Transcribe the listing verbatim. Do not carry over any pictures.

--

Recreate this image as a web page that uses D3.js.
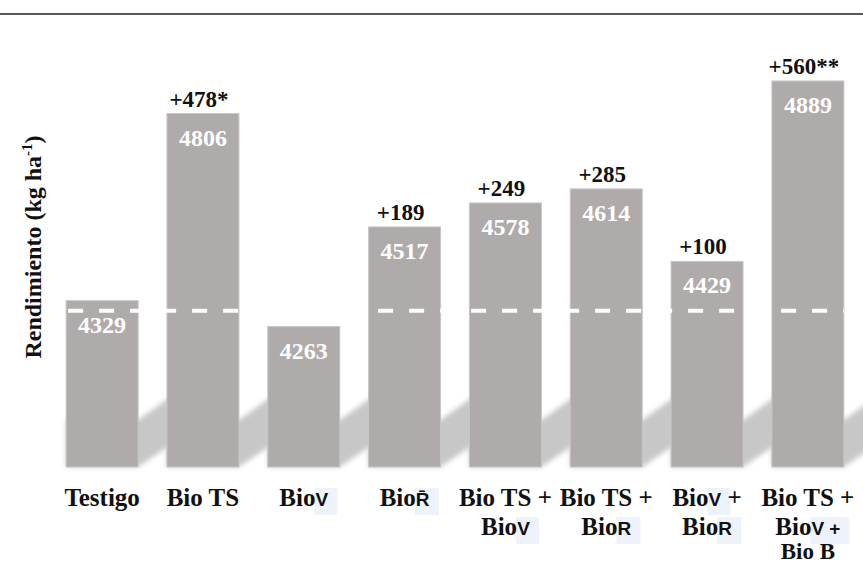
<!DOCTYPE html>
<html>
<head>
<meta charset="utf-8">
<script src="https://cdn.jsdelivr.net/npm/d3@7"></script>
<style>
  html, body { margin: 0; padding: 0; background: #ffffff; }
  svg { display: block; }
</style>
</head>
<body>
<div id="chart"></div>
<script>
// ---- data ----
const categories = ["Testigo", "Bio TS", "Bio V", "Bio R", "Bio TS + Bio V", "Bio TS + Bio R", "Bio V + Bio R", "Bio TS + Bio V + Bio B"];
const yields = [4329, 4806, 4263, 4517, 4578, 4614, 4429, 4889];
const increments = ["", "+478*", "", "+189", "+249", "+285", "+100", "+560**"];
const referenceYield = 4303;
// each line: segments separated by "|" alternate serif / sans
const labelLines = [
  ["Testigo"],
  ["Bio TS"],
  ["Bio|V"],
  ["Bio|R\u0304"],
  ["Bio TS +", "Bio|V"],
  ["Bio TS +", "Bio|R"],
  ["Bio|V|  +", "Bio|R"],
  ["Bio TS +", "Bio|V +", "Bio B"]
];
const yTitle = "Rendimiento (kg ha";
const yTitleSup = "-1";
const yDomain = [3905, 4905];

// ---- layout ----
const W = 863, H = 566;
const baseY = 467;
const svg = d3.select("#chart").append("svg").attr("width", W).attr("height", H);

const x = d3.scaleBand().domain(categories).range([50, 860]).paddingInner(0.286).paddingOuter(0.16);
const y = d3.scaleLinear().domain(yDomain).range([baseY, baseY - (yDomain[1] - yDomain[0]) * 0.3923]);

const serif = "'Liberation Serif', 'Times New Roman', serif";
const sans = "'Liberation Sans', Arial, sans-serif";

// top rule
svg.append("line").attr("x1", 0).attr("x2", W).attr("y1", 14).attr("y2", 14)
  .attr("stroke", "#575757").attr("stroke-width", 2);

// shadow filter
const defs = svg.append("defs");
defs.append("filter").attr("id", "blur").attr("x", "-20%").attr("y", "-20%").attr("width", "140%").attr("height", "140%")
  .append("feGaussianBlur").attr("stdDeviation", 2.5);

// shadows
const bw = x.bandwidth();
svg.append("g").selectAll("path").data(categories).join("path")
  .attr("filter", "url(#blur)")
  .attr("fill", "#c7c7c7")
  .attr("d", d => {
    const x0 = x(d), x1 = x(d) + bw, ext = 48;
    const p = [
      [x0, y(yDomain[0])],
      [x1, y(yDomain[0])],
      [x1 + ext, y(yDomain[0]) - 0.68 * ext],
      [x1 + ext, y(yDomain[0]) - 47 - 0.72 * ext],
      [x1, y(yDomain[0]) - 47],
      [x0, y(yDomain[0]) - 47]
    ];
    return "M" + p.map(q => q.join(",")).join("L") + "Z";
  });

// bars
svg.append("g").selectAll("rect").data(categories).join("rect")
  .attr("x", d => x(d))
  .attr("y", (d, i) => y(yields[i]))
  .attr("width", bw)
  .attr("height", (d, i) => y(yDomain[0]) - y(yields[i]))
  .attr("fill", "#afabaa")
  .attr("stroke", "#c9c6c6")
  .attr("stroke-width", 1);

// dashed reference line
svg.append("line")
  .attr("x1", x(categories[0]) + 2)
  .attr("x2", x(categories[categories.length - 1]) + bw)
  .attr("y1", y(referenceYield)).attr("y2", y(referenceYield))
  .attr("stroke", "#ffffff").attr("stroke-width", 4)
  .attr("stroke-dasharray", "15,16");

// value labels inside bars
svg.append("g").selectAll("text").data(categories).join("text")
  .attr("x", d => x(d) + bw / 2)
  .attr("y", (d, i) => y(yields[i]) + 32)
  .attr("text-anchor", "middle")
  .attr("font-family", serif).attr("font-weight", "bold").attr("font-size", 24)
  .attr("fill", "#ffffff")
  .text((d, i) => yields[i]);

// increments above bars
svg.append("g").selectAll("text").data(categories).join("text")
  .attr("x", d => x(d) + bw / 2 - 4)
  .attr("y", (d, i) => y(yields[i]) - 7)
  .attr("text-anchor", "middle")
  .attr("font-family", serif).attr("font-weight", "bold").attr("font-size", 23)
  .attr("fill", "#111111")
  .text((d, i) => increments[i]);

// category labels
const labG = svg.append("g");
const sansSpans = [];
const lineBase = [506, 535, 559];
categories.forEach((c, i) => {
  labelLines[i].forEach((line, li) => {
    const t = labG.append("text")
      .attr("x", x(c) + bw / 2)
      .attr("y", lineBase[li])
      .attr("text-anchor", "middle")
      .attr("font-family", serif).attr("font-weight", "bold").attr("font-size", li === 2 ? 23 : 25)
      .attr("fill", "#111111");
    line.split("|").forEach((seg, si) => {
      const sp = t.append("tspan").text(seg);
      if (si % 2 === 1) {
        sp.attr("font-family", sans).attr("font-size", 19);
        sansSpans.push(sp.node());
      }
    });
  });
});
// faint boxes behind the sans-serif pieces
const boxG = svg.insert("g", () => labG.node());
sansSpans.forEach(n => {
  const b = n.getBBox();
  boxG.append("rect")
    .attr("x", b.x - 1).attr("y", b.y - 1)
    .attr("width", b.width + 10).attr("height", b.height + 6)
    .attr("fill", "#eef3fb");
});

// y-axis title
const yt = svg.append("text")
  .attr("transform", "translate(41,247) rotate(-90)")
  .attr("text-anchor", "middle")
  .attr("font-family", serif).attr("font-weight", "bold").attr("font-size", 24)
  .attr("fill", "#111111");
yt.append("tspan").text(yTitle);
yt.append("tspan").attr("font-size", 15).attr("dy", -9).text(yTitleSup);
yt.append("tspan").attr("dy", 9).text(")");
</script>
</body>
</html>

--

### [Task answer]
Recreate this image as a web page that uses D3.js.
<!DOCTYPE html>
<html>
<head>
<meta charset="utf-8">
<script src="https://cdn.jsdelivr.net/npm/d3@7"></script>
<style>
  html, body { margin: 0; padding: 0; background: #ffffff; }
  svg { display: block; }
</style>
</head>
<body>
<div id="chart"></div>
<script>
// ---- data ----
const categories = ["Testigo", "Bio TS", "Bio V", "Bio R", "Bio TS + Bio V", "Bio TS + Bio R", "Bio V + Bio R", "Bio TS + Bio V + Bio B"];
const yields = [4329, 4806, 4263, 4517, 4578, 4614, 4429, 4889];
const increments = ["", "+478*", "", "+189", "+249", "+285", "+100", "+560**"];
const referenceYield = 4303;
// each line: segments separated by "|" alternate serif / sans
const labelLines = [
  ["Testigo"],
  ["Bio TS"],
  ["Bio|V"],
  ["Bio|R\u0304"],
  ["Bio TS +", "Bio|V"],
  ["Bio TS +", "Bio|R"],
  ["Bio|V|  +", "Bio|R"],
  ["Bio TS +", "Bio|V +", "Bio B"]
];
const yTitle = "Rendimiento (kg ha";
const yTitleSup = "-1";
const yDomain = [3905, 4905];

// ---- layout ----
const W = 863, H = 566;
const baseY = 467;
const svg = d3.select("#chart").append("svg").attr("width", W).attr("height", H);

const x = d3.scaleBand().domain(categories).range([50, 860]).paddingInner(0.286).paddingOuter(0.16);
const y = d3.scaleLinear().domain(yDomain).range([baseY, baseY - (yDomain[1] - yDomain[0]) * 0.3923]);

const serif = "'Liberation Serif', 'Times New Roman', serif";
const sans = "'Liberation Sans', Arial, sans-serif";

// top rule
svg.append("line").attr("x1", 0).attr("x2", W).attr("y1", 14).attr("y2", 14)
  .attr("stroke", "#575757").attr("stroke-width", 2);

// shadow filter
const defs = svg.append("defs");
defs.append("filter").attr("id", "blur").attr("x", "-20%").attr("y", "-20%").attr("width", "140%").attr("height", "140%")
  .append("feGaussianBlur").attr("stdDeviation", 2.5);

// shadows
const bw = x.bandwidth();
svg.append("g").selectAll("path").data(categories).join("path")
  .attr("filter", "url(#blur)")
  .attr("fill", "#c7c7c7")
  .attr("d", d => {
    const x0 = x(d), x1 = x(d) + bw, ext = 48;
    const p = [
      [x0, y(yDomain[0])],
      [x1, y(yDomain[0])],
      [x1 + ext, y(yDomain[0]) - 0.68 * ext],
      [x1 + ext, y(yDomain[0]) - 47 - 0.72 * ext],
      [x1, y(yDomain[0]) - 47],
      [x0, y(yDomain[0]) - 47]
    ];
    return "M" + p.map(q => q.join(",")).join("L") + "Z";
  });

// bars
svg.append("g").selectAll("rect").data(categories).join("rect")
  .attr("x", d => x(d))
  .attr("y", (d, i) => y(yields[i]))
  .attr("width", bw)
  .attr("height", (d, i) => y(yDomain[0]) - y(yields[i]))
  .attr("fill", "#afabaa")
  .attr("stroke", "#c9c6c6")
  .attr("stroke-width", 1);

// dashed reference line
svg.append("line")
  .attr("x1", x(categories[0]) + 2)
  .attr("x2", x(categories[categories.length - 1]) + bw)
  .attr("y1", y(referenceYield)).attr("y2", y(referenceYield))
  .attr("stroke", "#ffffff").attr("stroke-width", 4)
  .attr("stroke-dasharray", "15,16");

// value labels inside bars
svg.append("g").selectAll("text").data(categories).join("text")
  .attr("x", d => x(d) + bw / 2)
  .attr("y", (d, i) => y(yields[i]) + 32)
  .attr("text-anchor", "middle")
  .attr("font-family", serif).attr("font-weight", "bold").attr("font-size", 24)
  .attr("fill", "#ffffff")
  .text((d, i) => yields[i]);

// increments above bars
svg.append("g").selectAll("text").data(categories).join("text")
  .attr("x", d => x(d) + bw / 2 - 4)
  .attr("y", (d, i) => y(yields[i]) - 7)
  .attr("text-anchor", "middle")
  .attr("font-family", serif).attr("font-weight", "bold").attr("font-size", 23)
  .attr("fill", "#111111")
  .text((d, i) => increments[i]);

// category labels
const labG = svg.append("g");
const sansSpans = [];
const lineBase = [506, 535, 559];
categories.forEach((c, i) => {
  labelLines[i].forEach((line, li) => {
    const t = labG.append("text")
      .attr("x", x(c) + bw / 2)
      .attr("y", lineBase[li])
      .attr("text-anchor", "middle")
      .attr("font-family", serif).attr("font-weight", "bold").attr("font-size", li === 2 ? 23 : 25)
      .attr("fill", "#111111");
    line.split("|").forEach((seg, si) => {
      const sp = t.append("tspan").text(seg);
      if (si % 2 === 1) {
        sp.attr("font-family", sans).attr("font-size", 19);
        sansSpans.push(sp.node());
      }
    });
  });
});
// faint boxes behind the sans-serif pieces
const boxG = svg.insert("g", () => labG.node());
sansSpans.forEach(n => {
  const b = n.getBBox();
  boxG.append("rect")
    .attr("x", b.x - 1).attr("y", b.y - 1)
    .attr("width", b.width + 10).attr("height", b.height + 6)
    .attr("fill", "#eef3fb");
});

// y-axis title
const yt = svg.append("text")
  .attr("transform", "translate(41,247) rotate(-90)")
  .attr("text-anchor", "middle")
  .attr("font-family", serif).attr("font-weight", "bold").attr("font-size", 24)
  .attr("fill", "#111111");
yt.append("tspan").text(yTitle);
yt.append("tspan").attr("font-size", 15).attr("dy", -9).text(yTitleSup);
yt.append("tspan").attr("dy", 9).text(")");
</script>
</body>
</html>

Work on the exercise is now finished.